Your home is likely your most valuable asset. A standard homeowners insurance policy is designed to protect that asset — but many homeowners do not fully understand what their policy covers until disaster strikes. Knowing exactly what your home insurance does and does not cover could save you tens of thousands of dollars.

What Does Home Insurance Cover?

A standard HO-3 policy (the most common type) covers:

Dwelling Coverage

Protects the physical structure of your home against named perils — fire, wind, hail, lightning, vandalism, and others. It should cover the full cost to rebuild your home, not just its market value. These are two very different numbers.

Other Structures

Covers detached structures on your property — garages, fences, sheds — typically at 10% of your dwelling coverage limit.

Personal Property

Covers your belongings — furniture, electronics, clothing, appliances — against covered perils. Most policies cover personal property at actual cash value (ACV), which accounts for depreciation. You can upgrade to replacement cost value (RCV) coverage for a higher premium — often worth it.

Liability Protection

If someone is injured on your property and sues you, your liability coverage pays for legal costs and damages. Standard policies offer $100,000 in liability — consider increasing to $300,000 or adding an umbrella policy for broader protection.

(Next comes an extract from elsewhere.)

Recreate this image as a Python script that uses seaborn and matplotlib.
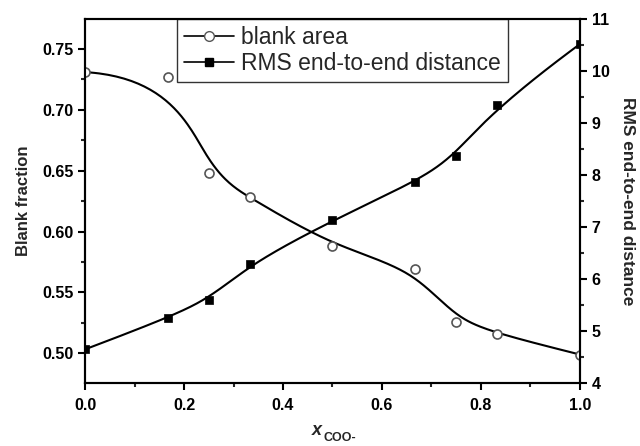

Additional Living Expenses (ALE)

If your home becomes uninhabitable due to a covered event, ALE covers your hotel, meals, and other increased living costs while your home is being repaired.

What Home Insurance Does NOT Cover

Many homeowners are shocked to discover what a standard policy excludes:

  • Flood damage — requires a separate National Flood Insurance Program (NFIP) policy or private flood insurance
  • Earthquake damage — requires a separate endorsement or standalone policy
  • Normal wear and tear — insurance covers sudden, accidental damage, not gradual deterioration
  • Sewer backup — often excluded; available as an add-on endorsement
  • High-value items — jewelry, art, firearms, and collectibles above standard sub-limits need separate scheduled coverage

How Much Coverage Do You Need?

Your dwelling coverage should equal the replacement cost — how much it would cost to completely rebuild your home from scratch at today’s material and labor costs. Do not confuse this with your home’s market value or purchase price. Ask your insurer to perform a replacement cost estimator calculation.

How to Lower Your Home Insurance Premium

  • Bundle with auto insurance — most insurers offer 10–25% multi-policy discounts
  • Increase your deductible — raising from $500 to $2,500 can cut your premium by 20–30%
  • Install security systems, smoke detectors, and deadbolt locks
  • Maintain a good credit score — insurers factor this in
  • Shop around every 2–3 years — insurers quietly raise rates on long-term customers

Final Thoughts

Review your homeowners policy annually. Make sure your dwelling coverage keeps pace with rising construction costs, and check whether you need supplemental flood or earthquake coverage based on your location. The small premium you pay today is insignificant compared to the financial devastation of an uninsured loss.

Disclaimer: Coverage terms, exclusions, and pricing vary by insurer and state. This content is for informational purposes only.